The summary of my findings, as of 30 September 2013, are as follows:

  1. Differentiation: Since 1 October 2010, there has been a clear distinction, in practice and procedures, between the PCC (continued by the IPEC) and the Patents Court or Chancery Division of the High Court. This helps the parties, typically claimants, make an informed decision about forum.
  1. Costs capping and financial remedies limit:
    • Generally, both measures were applied consistently, even in peculiar circumstances, in order to reassure prospective litigants. Sample of cases analysed found that average costs award was under £34,000 for liability trial and under £250,000 for damages.
    • The costs capping regime has not deterred parties from incurring own costs above the relevant caps (e.g. see Lumos Skincare Ltd. v Sweet Squared Ltd & Others [2012] EWPCC 28 and Henderson v All Around the World Recordings Ltd & Another [2013] EWPCC 19).
  1. PCC caseload:
    • The statistics on the number of cases issued in the PCC are inconsistent. Nonetheless, it is generally clear that more cases have been issued post-October 2010 than ever before. This view may be supported with the rise in the number of PCC judgments published on BAILII.
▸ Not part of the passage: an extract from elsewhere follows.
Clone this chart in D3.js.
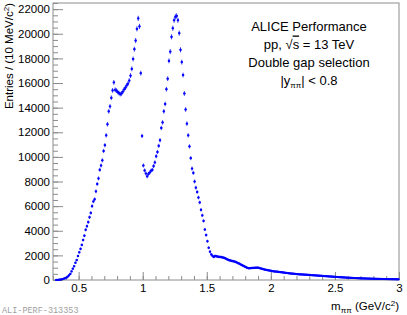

    • Further, the uptake of the small claims track was also encouraging: 16 cases were issued in 2012 and 28 as of July 2013. Lastly, the PCC entertained a variety of claims. Overall, the popularity of the PCC post-October 2010 is a clear evidence of success.
  1. Profile of parties:
    • A considerable number of cases involved SMEs and private individuals. Around 63 judgments published by BAILII (between November 2010 and 11 September 2013) involved an SME or private individual as a party. Arguably, this may well be the evidence to support the rationale behind the PCC reform.
    • On the other hand, my research did not find substantial evidence to demonstrate that larger enterprises were abusing or disproportionately using the PCC; equally, there was no evidence to suggest that there was a flurry of litigation against large enterprises by SMEs as a result of the reforms.
    • The PCC served private individuals and SMEs (represented or otherwise) and large enterprises equally.
  1. Length of trial: Cases were generally listed and tried within two days; only a handful lasted longer. There was also an improvement in the length of time cases take to come to trial.
  1. Transfers:
    • My research did not find any evidence to demonstrate that there was a disproportionate number of litigation on transfers between the PCC and the High Court.
    • Statistics revealed that just one case was transferred from the PCC to the High Court, whereas well over 10 were transferred to the PCC from other courts. The overwhelming majority of the PCC’s case load originated and remained there.
Despite the little literature on the subject and difficulty in obtaining reliable statistics -- particularly on the number of cases and the profile of the parties involved -- my research concluded that the reforms generally succeeded. Active judicial case management and consistent application of the rules and case law were crucial to the success of the PCC.

The UK Intellectual Property Office, which should have better access to reliable data, is expected to publish its evaluation report on the PCC reforms this year.